What can I use to anchor the plants without hurting them?

Also, I want to leave Tropical Hornwart floating on the surface of the tank.
But they float all over the place and its makes the aquarium untidy.
I hope to keep them on the surface but at a specific place without them "flying" all over.

I was thinking of tying them up in a bunch and then tie them to the top bit of my aquarium.
Will this kill the plant?


Thank You.


----------



## Tex Gal (Nov 1, 2007)

These are pretty cheap. I got this set and all of them are very handy. Perhaps you could save up...

http://cgi.ebay.com/5pc-Aquarium-Tool-Kit-For-Planted-Aquariums-Cleaning_W0QQitemZ180219166618QQihZ008QQcategoryZ3212QQssPageNameZWDVWQQrdZ1QQcmdZViewItem


----------



## Bert H (Mar 2, 2004)

Hornwort is going to float along with the water currents in your tank. There is no way I am aware of to stop this. You could try weighing down several stems and just place them in various places in your tank.



> ...My tank height is high and its difficult for me to reach to the bottom of the gravel...


Have you tried standing on a stepstool?


----------



## cs_gardener (Apr 28, 2006)

Since hornwort grows so fast I've hooked a long strand around the intake tube of my filter and let the rest of the strand float with the current. The part that is hooked will degrade, but it's usually grown so long that I just cut off the bad section and anchor a new part. I've also considered using a suction cup with a hook and loosely tying the hornwort to it then sticking the suction cup wherever it looks good. The same problem of the tied part degrading and eventually breaking will occur - but it does grow so darn fast there's no problem finding good pieces to anchor.

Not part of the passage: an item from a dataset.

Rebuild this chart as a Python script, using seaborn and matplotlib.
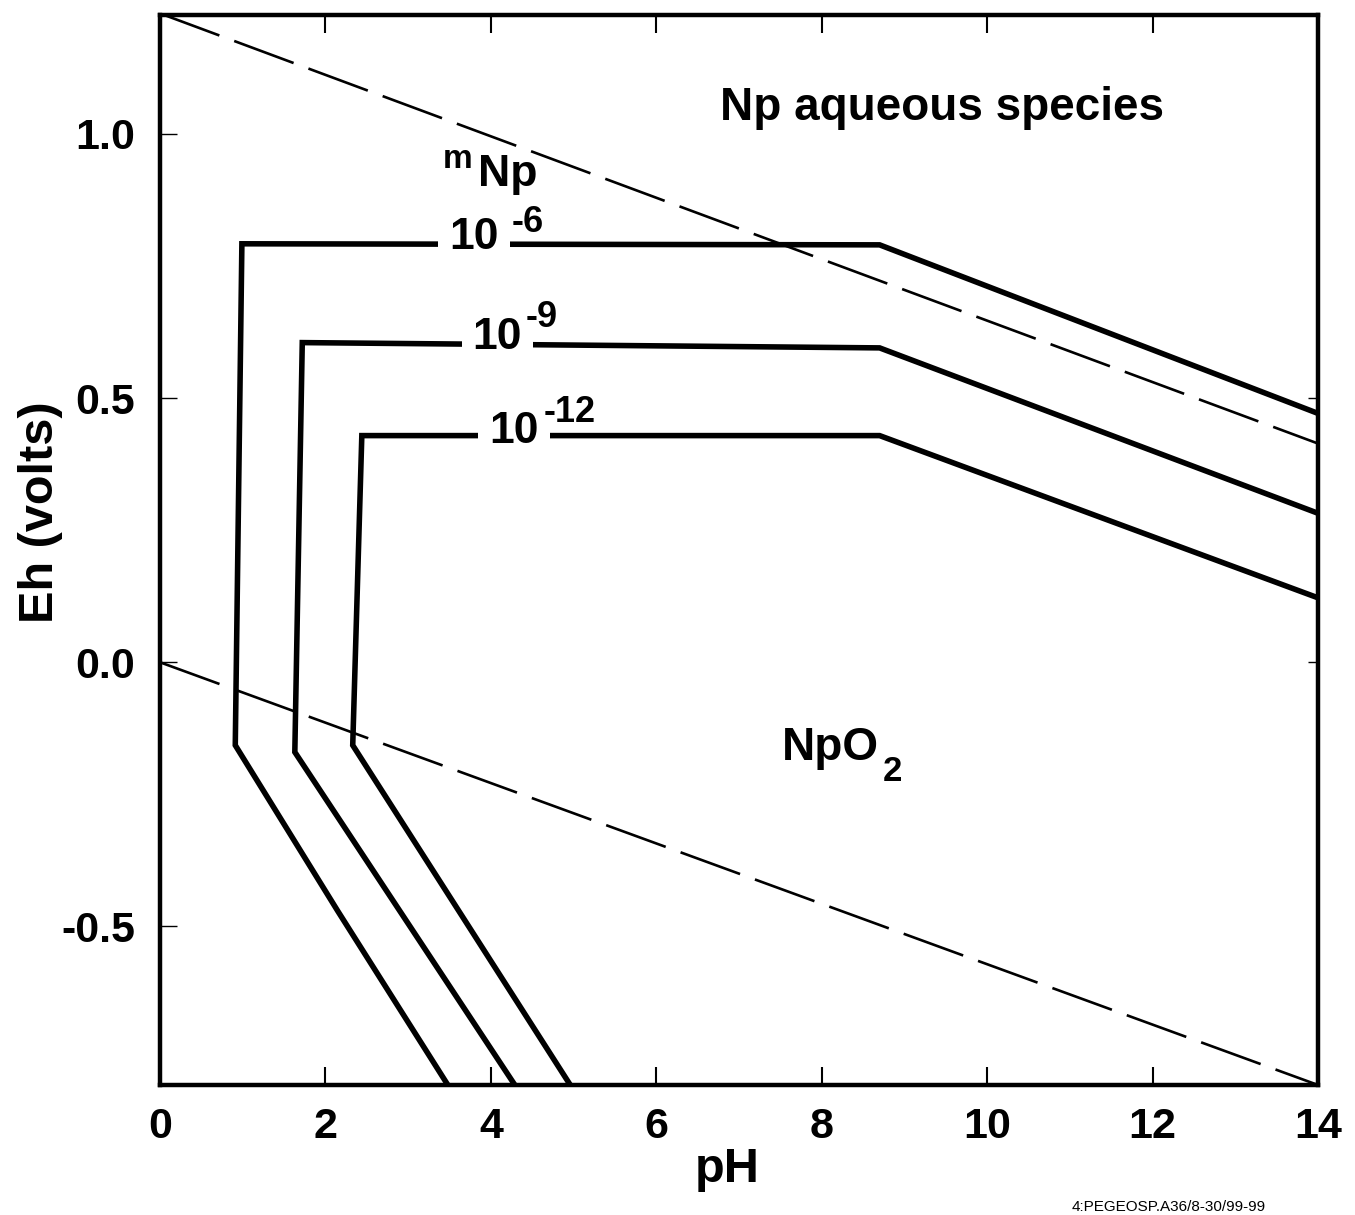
import matplotlib
matplotlib.use("Agg")
import matplotlib.pyplot as plt
import seaborn as sns
import numpy as np
import pandas as pd

# ---- data ----
ph_o2 = [0.0, 14.0]
eh_o2 = [1.228, 0.414]
ph_h2 = [0.0, 14.0]
eh_h2 = [0.0, -0.80]

ph_m6 = [3.48, 2.15, 0.91, 0.99, 8.70, 14.0]
eh_m6 = [-0.80, -0.471, -0.157, 0.792, 0.790, 0.471]
ph_m9 = [4.29, 1.63, 1.72, 8.70, 14.0]
eh_m9 = [-0.80, -0.170, 0.605, 0.595, 0.282]
ph_m12 = [4.96, 2.33, 2.44, 8.70, 14.0]
eh_m12 = [-0.80, -0.157, 0.429, 0.429, 0.122]

x_ticks = [0, 2, 4, 6, 8, 10, 12, 14]
y_ticks = [-0.5, 0.0, 0.5, 1.0]
y_ticklabels = ["-0.5", "0.0", "0.5", "1.0"]

sns.set_theme(style="ticks")
plt.rcParams["font.family"] = ["Liberation Sans", "DejaVu Sans"]
plt.rcParams["font.weight"] = "bold"
for k in ["text.color", "axes.labelcolor", "xtick.color", "ytick.color",
          "xtick.labelcolor", "ytick.labelcolor", "axes.edgecolor"]:
    plt.rcParams[k] = "black"

fig = plt.figure(figsize=(13.55, 12.15), dpi=100)
ax = fig.add_axes([160/1355, 1-1085/1215, (1318-160)/1355, (1085-15)/1215])

dash_kw = dict(color="black", linewidth=1.9, dashes=(24, 6), sort=False, estimator=None)
sns.lineplot(x=ph_o2, y=eh_o2, ax=ax, **dash_kw)
sns.lineplot(x=ph_h2, y=eh_h2, ax=ax, **dash_kw)

solid_kw = dict(color="black", linewidth=4.0, sort=False, estimator=None)
for xs, ys in [(ph_m6, eh_m6), (ph_m9, eh_m9), (ph_m12, eh_m12)]:
    sns.lineplot(x=xs, y=ys, ax=ax, **solid_kw)
for ln in ax.get_lines():
    ln.set_solid_joinstyle("miter")

ax.set_xlim(0, 14)
ax.set_ylim(-0.80, 1.225)

for s in ax.spines.values():
    s.set_linewidth(3.2)
    s.set_color("black")

ax.set_xticks(x_ticks)
ax.set_xticklabels([str(v) for v in x_ticks], fontsize=31, fontweight="bold")
ax.set_yticks(y_ticks)
ax.set_yticklabels(y_ticklabels, fontsize=31, fontweight="bold")
ax.tick_params(axis="x", direction="in", top=True, bottom=True, length=13, width=1.5, pad=16)
ax.tick_params(axis="y", direction="in", left=True, right=False, length=12, width=1.0, pad=18)

sec = ax.secondary_yaxis("right")
sec.set_yticks([0.0, 0.5])
sec.set_yticklabels([])
sec.tick_params(direction="in", length=7, width=1.0)
sec.spines["right"].set_visible(False)

ax.set_xlabel("pH", fontsize=35, fontweight="bold")
ax.set_ylabel("Eh (volts)", fontsize=35, fontweight="bold")
ax.xaxis.set_label_coords(0.49, -0.058)
ax.yaxis.set_label_coords(-0.084, 0.535)

# annotations
ax.text(9.45, 1.049, "Np aqueous species", fontsize=33, fontweight="bold", ha="center", va="center")
ax.text(3.60, 0.951, "m", fontsize=24, fontweight="bold", ha="center", va="center")
ax.text(4.21, 0.924, "Np", fontsize=32, fontweight="bold", ha="center", va="center")

box = dict(boxstyle="square,pad=0.25", facecolor="white", edgecolor="none")
labels = [("10", 3.80, 0.803, "-6", 4.44, 0.832),
          ("10", 4.08, 0.614, "-9", 4.62, 0.652),
          ("10", 4.28, 0.437, "-12", 4.95, 0.473)]
for base, bx, by, sup, sx, sy in labels:
    ax.text(bx, by, base, fontsize=32, fontweight="bold", ha="center", va="center",
            bbox=box, zorder=5)
    ax.text(sx, sy, sup, fontsize=26, fontweight="bold", ha="center", va="center", zorder=6)

ax.text(8.10, -0.163, "NpO", fontsize=33, fontweight="bold", ha="center", va="center")
ax.text(8.86, -0.206, "2", fontsize=25, fontweight="bold", ha="center", va="center")

fig.text(1072/1355, 1-1200/1215, "4:PEGEOSP.A36/8-30/99-99", fontsize=11,
         fontweight="normal", ha="left", va="top", color="black")

fig.savefig("out.png", dpi=100)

For planting things I've found a long-handled tweezers to be immensely helpful. I bought one for less than $10, while it wouldn't be good for fine groundcovers like HC it's great for stem plants and larger groundcovers. If I have a plant that doesn't have enough roots to keep it down I will carefully anchor it with a plant weight. I usually try to anchor it in such a way that I can remove the weight in a couple weeks without disturbing the plant.


----------



## zebo (Feb 10, 2008)

Hi cs_gardener, Bert H, & Tex Gal,

Thank you for all your replies.

Height of Tank: 75cm
Height of Tank Stand = 75 cm

I used a ladder and its still difficult for me to reach the gravel.
I would love to buy the Aquarium Tongs but its so expensive here.
I am still looking for a bargain buy.

I have anchored the plants to pebbles with tiny plastic cable ties. Then I dug a ditch in the gravel and drop the plant in there. And I used a long piece of driftwood to sweep gravel over the ditch. 

With the floating plants, I used 2 pieces of driftwood to create a corner (L shape) and tie the driftwoods to the top of my tank with longer plastic cable ties. The floating plants stay within that area even with strong water movement.

Thank You so much for helping me out. Really appreciate it.


----------